Some of the ground truthing included desktop research, for example determining the sites under protected status. However, much of the activity was based on site inspection and talking to the land managers, who were mainly farmers. A common topic of discussion was agri-environment schemes, which many sites were under, and therefore there were constraints as to whether they could implement the interventions within existing schemes (See Milestone 2).
Turner comments that early engagement with land managers is essential, but it is important not to raise expectations prematurely. Mindful of this, the Wyre Rivers Trust instead developed a broader farm plan for each farmer that set the potential to diversify income streams with nature-based projects. This included flood risk reduction but also carbon credits, nutrient mitigation and biodiversity net gain. Farmers were receptive, and the plans confirmed where interventions were possible and what constraints needed to be addressed. The farm plans also supported another pipeline of projects for the Wyre Rivers Trust to consider outside of the project, such as potential nutrient mitigation opportunities.
Cost and Income Scoping
To develop a cost base, the project team again used the Wyre Rivers Trust’s local knowledge and experience. As it had been delivering interventions in the catchment over many decades, the Wyre Rivers Trust was able to provide estimates of both upfront costs and maintenance costs of the interventions. Land managers would need to be paid to host these interventions, but figures on these were less clear and were developed later in the project (See Milestone 2).

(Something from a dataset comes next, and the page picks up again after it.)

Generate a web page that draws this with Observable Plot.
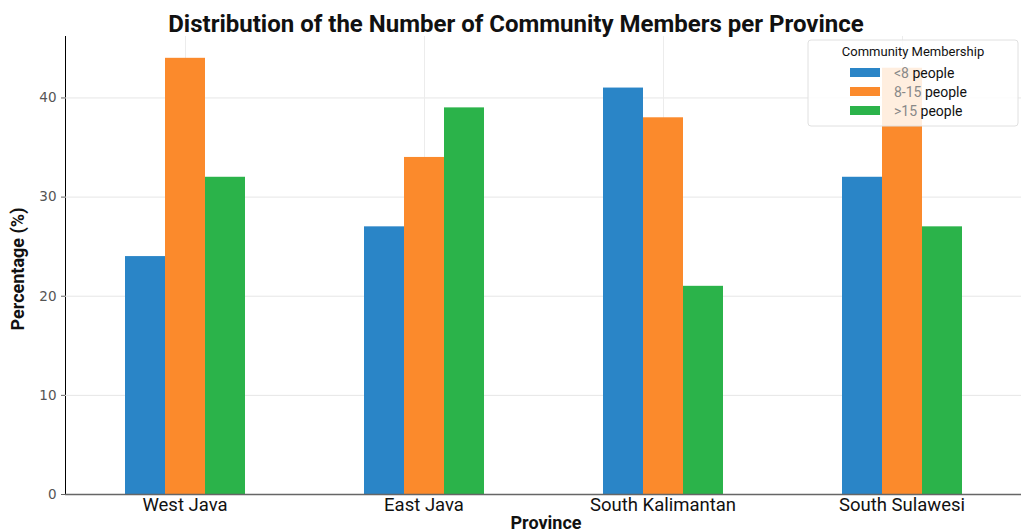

On the income scoping side, the majority of buyers were involved at the project’s start and had a strong interest in paying for reduced flood risk. However, Turner comments that revenue figures were not discussed until much later, as the project took a ‘reverse engineering’ approach to the financials. “Instead of starting by sizing demand, we focused first on the target reduction in flood risk, the capital cost of the interventions, what we would need to pay farmers, how much it would cost to operate a special purpose vehicle and then the costs of servicing the initial investment required. This reverse engineering process developed through a fairly simple integrated financial model then made it possible to discuss a specific annual revenue requirement with the buyer group directly,” he says.
Triodos Bank UK also acted as a financial advisor, in line with the development funding that the project received. It focused on the commercial elements of the project, immediately starting to build the financial model and the business plan (See Milestone 5).